## Exercise requirements
Pictures within the data are to be left out; everything else must be reproduced exactly.

## Data provided
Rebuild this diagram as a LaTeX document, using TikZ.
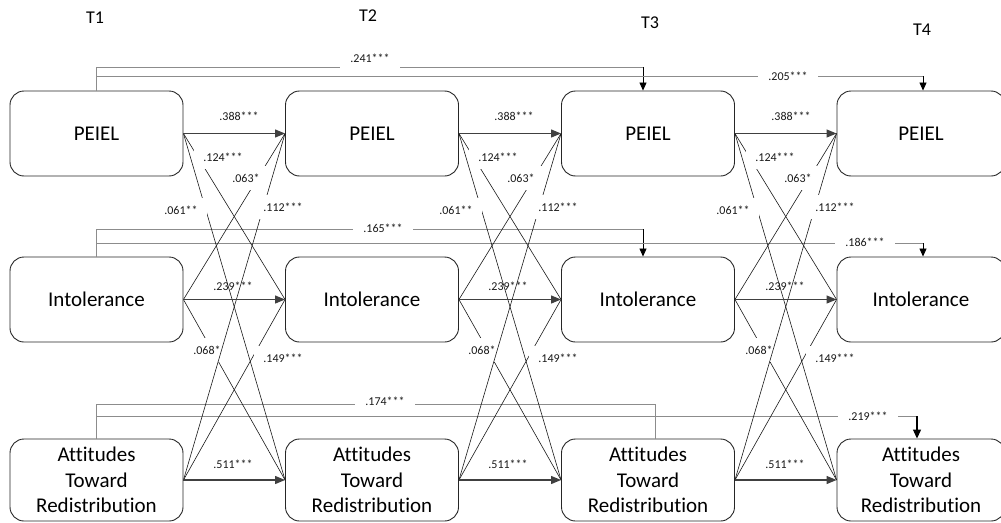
\documentclass[tikz,border=0pt]{standalone}
\usepackage{fontspec}
\setmainfont{Carlito}[Ligatures=NoCommon]
\usetikzlibrary{arrows.meta,calc}
\begin{document}
\begin{tikzpicture}[x=1pt,y=-1pt,
 box/.style={draw=black!85, line width=0.9pt, rounded corners=14pt, minimum height=85pt, inner sep=0pt, align=center, font=\fontsize{21}{25.5}\selectfont},
 ttl/.style={font=\fontsize{18}{20}\selectfont},
 hlab/.style={font=\fontsize{12}{14}\selectfont, text=black!90, inner sep=1pt},
 clab/.style={hlab, fill=white, inner xsep=9pt, inner ysep=8pt},
 llab/.style={hlab, fill=white, inner xsep=10pt, minimum height=22pt},
 stab/.style={draw=black!75, line width=1.2pt, -{Triangle[length=10pt,width=8pt]}},
 xlag/.style={draw=black!90, line width=0.6pt},
 lng/.style={draw=black!45, line width=0.8pt},
 lngv/.style={draw=black, line width=0.8pt, -{Triangle[length=8pt,width=7pt]}},
]
\useasboundingbox (0,0) rectangle (1001,522);

% titles
\node[ttl] (t1) at (95,18) {T1};
\node[ttl] (t2) at (368,16) {T2};
\node[ttl] (t3) at (650,23) {T3};
\node[ttl] (t4) at (922,30) {T4};

% boxes
\node[box, minimum width=173pt] (p1) at (96.5,133.5) {PEIEL};
\node[box, minimum width=173pt] (p2) at (372,133.5) {PEIEL};
\node[box, minimum width=173pt] (p3) at (648,133.5) {PEIEL};
\node[box, minimum width=168pt] (p4) at (921,133.5) {PEIEL};
\node[box, minimum width=173pt] (i1) at (96.5,299.5) {Intolerance};
\node[box, minimum width=173pt] (i2) at (372,299.5) {Intolerance};
\node[box, minimum width=173pt] (i3) at (648,299.5) {Intolerance};
\node[box, minimum width=168pt] (i4) at (921,299.5) {Intolerance};
\node[box, minimum width=173pt, minimum height=82pt] (a1) at (96.5,480) {Attitudes\\Toward\\Redistribution};
\node[box, minimum width=173pt, minimum height=82pt] (a2) at (372,480) {Attitudes\\Toward\\Redistribution};
\node[box, minimum width=173pt, minimum height=82pt] (a3) at (648,480) {Attitudes\\Toward\\Redistribution};
\node[box, minimum width=168pt, minimum height=82pt] (a4) at (921,480) {Attitudes\\Toward\\Redistribution};

% long-range paths
\coordinate (kp13) at (643,67);
\coordinate (kp14) at (923,76);
\coordinate (ki13) at (643,229);
\coordinate (ki14) at (923,243);
\coordinate (ka13) at (655,404);
\coordinate (ka14) at (917,416);

\draw[lng] (p1.north) |- (kp13);
\draw[lngv] (kp13) -- (kp13 |- p3.north);
\draw[lng] (p1.north) |- (kp14);
\draw[lngv] (kp14) -- (kp14 |- p4.north);
\node[llab] (g241) at (370,58) {.241***};
\node[llab] (g205) at (788,76) {.205***};

\draw[lng] (i1.north) |- (ki13);
\draw[lngv] (ki13) -- (ki13 |- i3.north);
\draw[lng] (i1.north) |- (ki14);
\draw[lngv] (ki14) -- (ki14 |- i4.north);
\node[llab] (g165) at (383,228) {.165***};
\node[llab] (g186) at (865,242) {.186***};

\draw[lng] (a1.north) |- (ka13);
\draw[lng] (ka13) -- (ka13 |- a3.north);
\draw[lng] (a1.north) |- (ka14);
\draw[draw=black, line width=1.2pt, -{Triangle[length=9pt,width=8pt]}] (ka14) -- (ka14 |- a4.north);
\node[llab] (g174) at (385,401) {.174***};
\node[llab] (g219) at (868,416) {.219***};

% cross-lagged panels
\foreach \s/\t/\d in {1/2/0, 2/3/275, 3/4/552}{
  \draw[xlag] (p\s.east) -- (i\t.west);
  \draw[xlag] (i\s.east) -- (p\t.west);
  \draw[xlag] (i\s.east) -- (a\t.west);
  \draw[xlag] (a\s.east) -- (i\t.west);
  \node[clab] (l124\s) at (223+\d,157) {.124***};
  \node[clab] (l063\s) at (246+\d,178) {.063*};
  \node[clab] (l068\s) at (207+\d,350) {.068*};
  \node[clab] (l149\s) at (283+\d,358) {.149***};
  \draw[xlag] (p\s.east) -- (a\t.west);
  \draw[xlag] (a\s.east) -- (p\t.west);
  \node[clab] (l061\s) at (181+\d,210) {.061**};
  \node[clab] (l112\s) at (283+\d,207) {.112***};
  \draw[stab] (p\s.east) -- (p\t.west);
  \draw[stab] (i\s.east) -- (i\t.west);
  \draw[stab] (a\s.east) -- (a\t.west);
  \node[hlab] (l388\s) at (239+\d,116) {.388***};
  \node[hlab] (l239\s) at (233+\d,286) {.239***};
  \node[hlab] (l511\s) at (233+\d,464) {.511***};
}
\end{tikzpicture}
\end{document}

## Solved problem
Rebuild this diagram as a LaTeX document, using TikZ.
\documentclass[tikz,border=0pt]{standalone}
\usepackage{fontspec}
\setmainfont{Carlito}[Ligatures=NoCommon]
\usetikzlibrary{arrows.meta,calc}
\begin{document}
\begin{tikzpicture}[x=1pt,y=-1pt,
 box/.style={draw=black!85, line width=0.9pt, rounded corners=14pt, minimum height=85pt, inner sep=0pt, align=center, font=\fontsize{21}{25.5}\selectfont},
 ttl/.style={font=\fontsize{18}{20}\selectfont},
 hlab/.style={font=\fontsize{12}{14}\selectfont, text=black!90, inner sep=1pt},
 clab/.style={hlab, fill=white, inner xsep=9pt, inner ysep=8pt},
 llab/.style={hlab, fill=white, inner xsep=10pt, minimum height=22pt},
 stab/.style={draw=black!75, line width=1.2pt, -{Triangle[length=10pt,width=8pt]}},
 xlag/.style={draw=black!90, line width=0.6pt},
 lng/.style={draw=black!45, line width=0.8pt},
 lngv/.style={draw=black, line width=0.8pt, -{Triangle[length=8pt,width=7pt]}},
]
\useasboundingbox (0,0) rectangle (1001,522);

% titles
\node[ttl] (t1) at (95,18) {T1};
\node[ttl] (t2) at (368,16) {T2};
\node[ttl] (t3) at (650,23) {T3};
\node[ttl] (t4) at (922,30) {T4};

% boxes
\node[box, minimum width=173pt] (p1) at (96.5,133.5) {PEIEL};
\node[box, minimum width=173pt] (p2) at (372,133.5) {PEIEL};
\node[box, minimum width=173pt] (p3) at (648,133.5) {PEIEL};
\node[box, minimum width=168pt] (p4) at (921,133.5) {PEIEL};
\node[box, minimum width=173pt] (i1) at (96.5,299.5) {Intolerance};
\node[box, minimum width=173pt] (i2) at (372,299.5) {Intolerance};
\node[box, minimum width=173pt] (i3) at (648,299.5) {Intolerance};
\node[box, minimum width=168pt] (i4) at (921,299.5) {Intolerance};
\node[box, minimum width=173pt, minimum height=82pt] (a1) at (96.5,480) {Attitudes\\Toward\\Redistribution};
\node[box, minimum width=173pt, minimum height=82pt] (a2) at (372,480) {Attitudes\\Toward\\Redistribution};
\node[box, minimum width=173pt, minimum height=82pt] (a3) at (648,480) {Attitudes\\Toward\\Redistribution};
\node[box, minimum width=168pt, minimum height=82pt] (a4) at (921,480) {Attitudes\\Toward\\Redistribution};

% long-range paths
\coordinate (kp13) at (643,67);
\coordinate (kp14) at (923,76);
\coordinate (ki13) at (643,229);
\coordinate (ki14) at (923,243);
\coordinate (ka13) at (655,404);
\coordinate (ka14) at (917,416);

\draw[lng] (p1.north) |- (kp13);
\draw[lngv] (kp13) -- (kp13 |- p3.north);
\draw[lng] (p1.north) |- (kp14);
\draw[lngv] (kp14) -- (kp14 |- p4.north);
\node[llab] (g241) at (370,58) {.241***};
\node[llab] (g205) at (788,76) {.205***};

\draw[lng] (i1.north) |- (ki13);
\draw[lngv] (ki13) -- (ki13 |- i3.north);
\draw[lng] (i1.north) |- (ki14);
\draw[lngv] (ki14) -- (ki14 |- i4.north);
\node[llab] (g165) at (383,228) {.165***};
\node[llab] (g186) at (865,242) {.186***};

\draw[lng] (a1.north) |- (ka13);
\draw[lng] (ka13) -- (ka13 |- a3.north);
\draw[lng] (a1.north) |- (ka14);
\draw[draw=black, line width=1.2pt, -{Triangle[length=9pt,width=8pt]}] (ka14) -- (ka14 |- a4.north);
\node[llab] (g174) at (385,401) {.174***};
\node[llab] (g219) at (868,416) {.219***};

% cross-lagged panels
\foreach \s/\t/\d in {1/2/0, 2/3/275, 3/4/552}{
  \draw[xlag] (p\s.east) -- (i\t.west);
  \draw[xlag] (i\s.east) -- (p\t.west);
  \draw[xlag] (i\s.east) -- (a\t.west);
  \draw[xlag] (a\s.east) -- (i\t.west);
  \node[clab] (l124\s) at (223+\d,157) {.124***};
  \node[clab] (l063\s) at (246+\d,178) {.063*};
  \node[clab] (l068\s) at (207+\d,350) {.068*};
  \node[clab] (l149\s) at (283+\d,358) {.149***};
  \draw[xlag] (p\s.east) -- (a\t.west);
  \draw[xlag] (a\s.east) -- (p\t.west);
  \node[clab] (l061\s) at (181+\d,210) {.061**};
  \node[clab] (l112\s) at (283+\d,207) {.112***};
  \draw[stab] (p\s.east) -- (p\t.west);
  \draw[stab] (i\s.east) -- (i\t.west);
  \draw[stab] (a\s.east) -- (a\t.west);
  \node[hlab] (l388\s) at (239+\d,116) {.388***};
  \node[hlab] (l239\s) at (233+\d,286) {.239***};
  \node[hlab] (l511\s) at (233+\d,464) {.511***};
}
\end{tikzpicture}
\end{document}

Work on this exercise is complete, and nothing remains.